Saya lantas mengambil pendekatan berbeda, yaitu berbaur dan bergaul dengan cara mereka meski tidak lantas membuat saya ikut-ikutan. Saya cukup menahan diri untuk tidak usil. Ketika mereka minum-minum, ngobat atau membicarakan pengalaman seksual mereka yang tidak sehat, saya tak otomatis berubah menjadi sosok penceramah. Saya pura-pura santai saja, padahal hati ngegeremet (saya tidak tahu padanan katanya dalam bahasa Indonesia).

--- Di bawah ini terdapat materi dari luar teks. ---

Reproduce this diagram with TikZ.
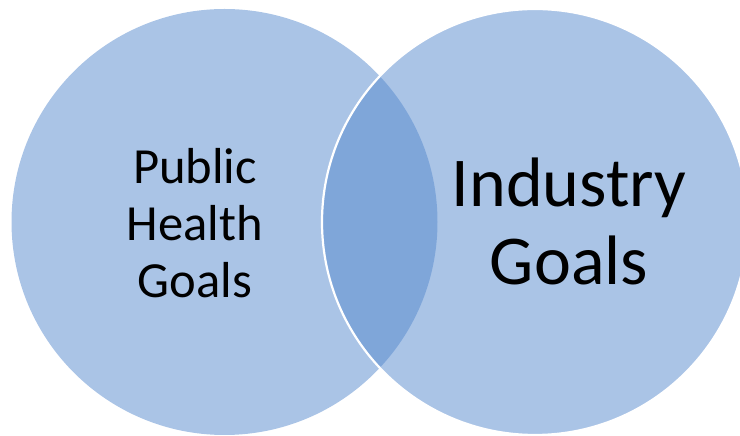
\documentclass[tikz,border=0pt]{standalone}
\usepackage{fontspec}
\setmainfont{Carlito}
\definecolor{vennblue}{RGB}{85,137,205}
\begin{document}
\begin{tikzpicture}[x=1pt,y=1pt,
  setcircle/.style={circle, inner sep=0pt, minimum size=426pt,
    fill=vennblue, fill opacity=0.5, text opacity=1},
  smalllabel/.style={align=center, inner sep=0pt, text=black,
    font=\fontsize{50.6}{57}\selectfont},
  biglabel/.style={align=center, inner sep=0pt, text=black,
    font=\fontsize{70}{78}\selectfont}]
  \useasboundingbox (0,0) rectangle (740,436);
  \clip (0,0) rectangle (740,436);
  % the two overlapping sets
  \node[setcircle] (health) at (224.5,214) {};
  \node[setcircle, draw=white, draw opacity=1, line width=2.2pt] (industry) at (535,214) {};
  % set labels (base anchor sits on the last line)
  \node[smalllabel, anchor=base] (healthlabel) at (195,138) {Public\\Health\\Goals};
  \node[biglabel, anchor=base] (industrylabel) at (569,151) {Industry\\Goals};
\end{tikzpicture}
\end{document}
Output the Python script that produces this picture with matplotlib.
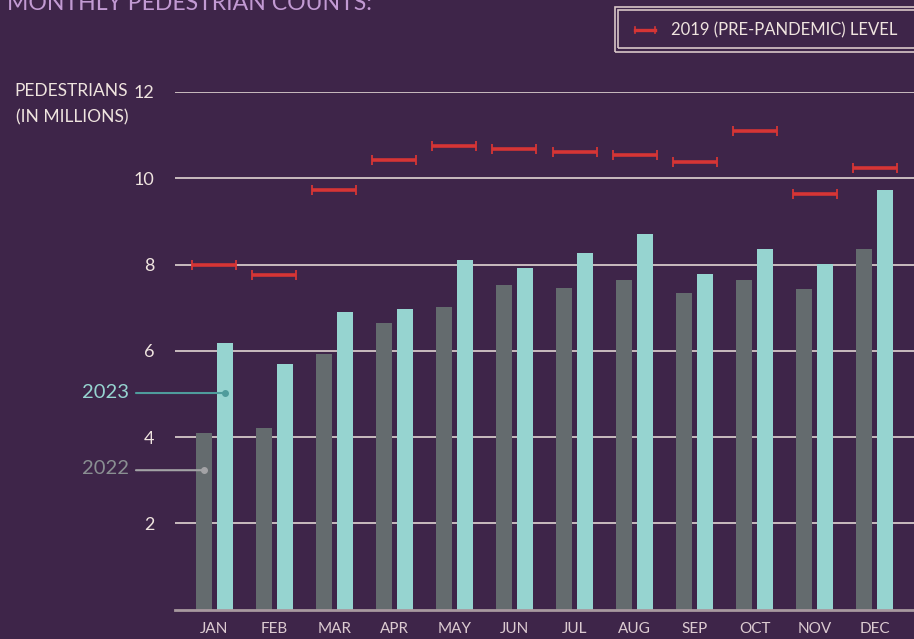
"""Monthly pedestrian counts 2022 vs 2023, with 2019 level markers."""
import numpy as np
import matplotlib
matplotlib.use('Agg')
import matplotlib.pyplot as plt

months = ['JAN', 'FEB', 'MAR', 'APR', 'MAY', 'JUN', 'JUL', 'AUG', 'SEP', 'OCT', 'NOV', 'DEC']
counts_2022 = [4.09, 4.21, 5.92, 6.64, 7.01, 7.52, 7.45, 7.64, 7.33, 7.64, 7.43, 8.35]
counts_2023 = [6.18, 5.69, 6.89, 6.96, 8.10, 7.91, 8.26, 8.70, 7.79, 8.35, 8.01, 9.72]
level_2019 = [8.00, 7.75, 9.72, 10.43, 10.75, 10.68, 10.62, 10.54, 10.37, 11.09, 9.63, 10.24]
yticks = [2, 4, 6, 8, 10, 12]

BG = '#3e2549'
GRAY = '#646b6e'
CYAN = '#96d4d0'
RED = '#d63535'
LIGHT = '#efe4df'
MONTH_C = '#dccbd1'
W, H = 914, 639

plt.rcParams['font.family'] = ['Lato', 'DejaVu Sans']

fig = plt.figure(figsize=(W / 100, H / 100), dpi=100, facecolor=BG)
ax = fig.add_axes([175 / W, 1 - 609.5 / H, (W - 175) / W, (609.5 - 92) / H])
ax.set_facecolor(BG)

x = np.arange(len(months))
bw = 0.266
ax.bar(x - 0.175, counts_2022, bw, color=GRAY, zorder=2)
ax.bar(x + 0.175, counts_2023, bw, color=CYAN, zorder=2)
ax.errorbar(x, level_2019, xerr=0.366, fmt='none', ecolor=RED, elinewidth=2.6,
            capsize=3.5, capthick=1.3, zorder=3)

for yv in yticks:
    ax.axhline(yv, color=LIGHT, lw=1.1, zorder=1)
ax.axhline(0, color='#a8999f', lw=2, zorder=4, clip_on=False)

ax.set_xlim(-0.65, 11.65)
ax.set_ylim(0, 12)
ax.set_xticks(x)
ax.set_xticklabels(months, color=MONTH_C, fontsize=11)
ax.set_yticks(yticks)
ax.set_yticklabels([str(v) for v in yticks], color=LIGHT, fontsize=13)
ax.tick_params(axis='both', length=0)
ax.tick_params(axis='y', pad=15)
ax.tick_params(axis='x', pad=9)
for s in ax.spines.values():
    s.set_visible(False)

# direct labels for the two series
ax.annotate('', xy=(0.175, 5.02), xytext=(-1.30, 5.02),
            arrowprops=dict(arrowstyle='-', color='#4f9c9c', lw=1.5, shrinkA=0, shrinkB=0),
            annotation_clip=False)
ax.plot(0.175, 5.02, 'o', color='#4f9c9c', ms=4, zorder=5)
ax.annotate('', xy=(-0.175, 3.23), xytext=(-1.30, 3.23),
            arrowprops=dict(arrowstyle='-', color='#a3a3a6', lw=1.5, shrinkA=0, shrinkB=0),
            annotation_clip=False)
ax.plot(-0.175, 3.23, 'o', color='#a3a3a6', ms=4, zorder=5)
fig.text(129 / W, 1 - 392 / H, '2023', color=CYAN, fontsize=14.5, ha='right', va='center')
fig.text(129 / W, 1 - 469 / H, '2022', color='#8a8f92', fontsize=14.5, ha='right', va='center')

# axis title
fig.text(128 / W, 1 - 91 / H, 'PEDESTRIANS', color=LIGHT, fontsize=12.5, ha='right', va='center')
fig.text(128 / W, 1 - 117 / H, '(IN MILLIONS)', color=LIGHT, fontsize=12.5, ha='right',
         va='center')

# chart title, cut at top edge as in the source
fig.text(7 / W, 1 - 4 / H, 'MONTHLY PEDESTRIAN COUNTS:', color='#c29ad3', fontsize=16.6,
         ha='left', va='center')

# legend box with double border
for (x0, y0, x1, y1) in [(615, 7, 918, 52), (618, 10, 918, 48)]:
    fig.patches.append(plt.Rectangle((x0 / W, 1 - y1 / H), (x1 - x0) / W, (y1 - y0) / H,
                                     transform=fig.transFigure, fill=False,
                                     edgecolor='#d8c6c8', lw=1.2))
lx0, lx1, ly = 635 / W, 655 / W, 1 - 30 / H
fig.lines.append(plt.Line2D([lx0, lx1], [ly, ly], transform=fig.transFigure, color=RED, lw=2.4))
for lx in (lx0, lx1):
    fig.lines.append(plt.Line2D([lx, lx], [ly - 3 / H, ly + 3 / H], transform=fig.transFigure,
                                color=RED, lw=1.2))
fig.text(671 / W, ly, '2019 (PRE-PANDEMIC) LEVEL', color=LIGHT, fontsize=12, ha='left', va='center')

fig.savefig('out.png', dpi=100, facecolor=BG)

Begitu merasa nyaman dan menganggap saya bagian dari mereka, bukan bagian dari orang-orang dewasa yang usil, yang mereka anggap tak paham dunia remaja, saat itu mereka akan terbuka, tidak ada yang berusaha mereka sembunyikan.
Dan, inilah yang kemudian saya dapatkan :
Seks bebas itu lumrah
Tidak afdol jika pacaran tanpa hubungan seks. Hingga muncul ungkapan, “Kalau pacaran ngobrol doang mah mending pacaran sama nenek gue aja.” Pokoknya setiap kali pergi mengapeli pacar, pulang harus ‘basah’ (istilah mereka ketika berhasil berhubungan seks). Apalagi akses ke konten pornografi semakin mudah. Awalnya nonton video porno, lalu terbiasa masturbasi, lalu muncul keinginan untuk mencoba yang lebih, bagaimanapun caranya.
Karena kurangnya pengetahuan dan pemahaman tentang kesehatan reproduksi, pada akhirnya perilaku seks tidak bertanggung jawab tidak terelakkan. Beberapa kali terjadi kasus hamil di luar nikah. Sebagian selesai dengan solusi menikahkan mereka, ada yang tidak menikah tetapi meminta uang kompensasi sekian juta (?), ada juga yang sampai melahirkan tetapi kemudian bayi diberikan kepada orang lain. Dan kejadian-kejadian miris tersebut cuma jadi gonjang-ganjing sesaat, tak ada langkah untuk mengantaisipasi agar kejadian serupa tak sampai terulang.